Tanemantin distinguishes between 17 consonant phonemes

Labial Dental Alveolar Palatal Velar Glottal
Plosive/Affricate b /b/ t /t/ d /d/ j /ʤ/ k /k/ g /g/ ʔ /ʔ/
Fricative v /β/ s /s/ š /ʃ/ h /h/
Nasal m /m/ n /n/ ŋ /ŋ/
Liquid w /w/ l /l/ r /ɾ/ y /j/

There are four vowel phonemes /i e a o u / i e a o u, aswell as six diphthongs, all falling /ai ei oi au eu ou/ ai ei oi au eu ou

Stress

Stress in Tanemantin is non-phonemic, always falling on the penultimate syllable of the word unless an adjacent syllable has a long vowel nucleus, in which case the stress shifts to that syllable. If both the final and antepenultimate vowels are long, stress falls on the final vowel. Monosyllabic semantic words are stressed, grammatical particles are not.

Syllable Structure

Tanemantin has a CV(C) syllable structure, with the caveat that only /n m ŋ ʔ/. Word-internal clusters which are permitted are /ʔt ʔk ʔm ʔn ʔŋ nt ŋk ns/.

Nouns and Nominals

Tanemantin nouns are divided into two classes: animate and inanimate. Animate nouns are those traditionally considered capable of movement: people, animals, spirits, the Sun and Moon, and bodies of moving water. Inanimate nouns cover everything else. There is a very limited nominal morphology - there is no case marking, and only animate nouns are marked for plurality,

Number

The singular is the unmarked form.

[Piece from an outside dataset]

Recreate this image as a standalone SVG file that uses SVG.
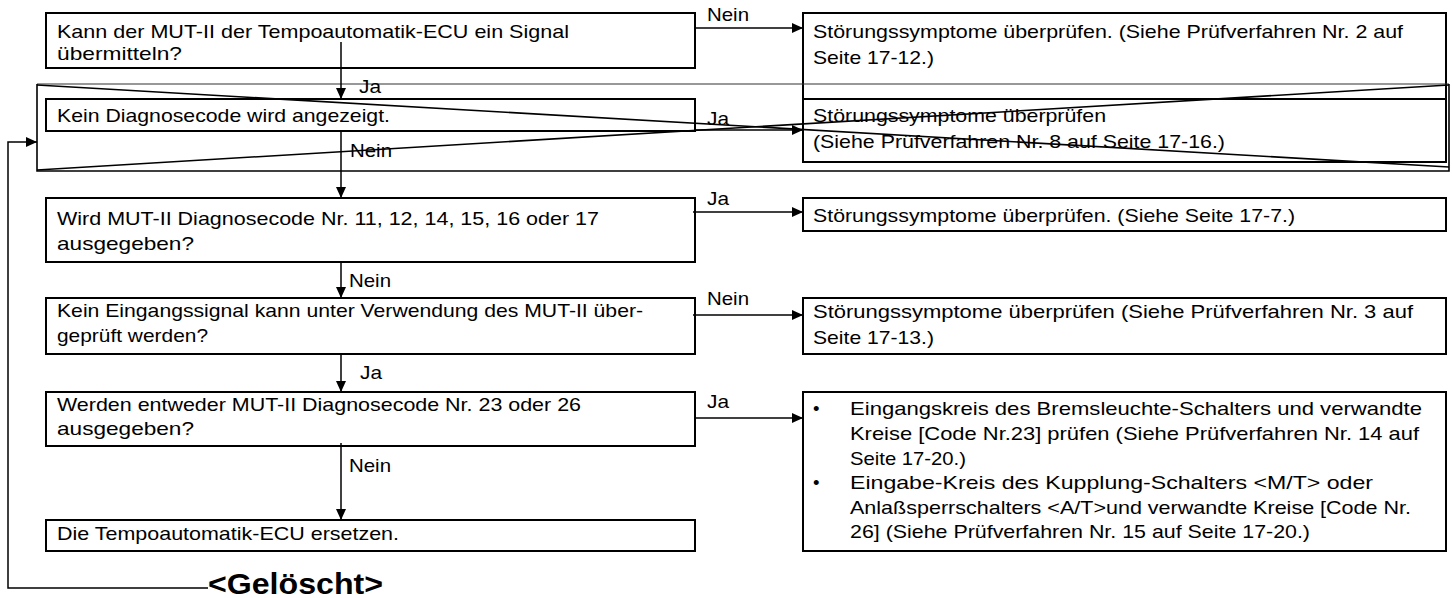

Animate nouns are marked as plural with the suffix -wa: koi "dog" koiwa "dogs". However, there is a small class of nouns with suppletive forms originally derived from reduplication, mostly relationship terms: ama "mother", ameme 'mothers', ban "sister" bamen "sisters", as well as some other nouns: yaʔ "man", yaʔyi "men".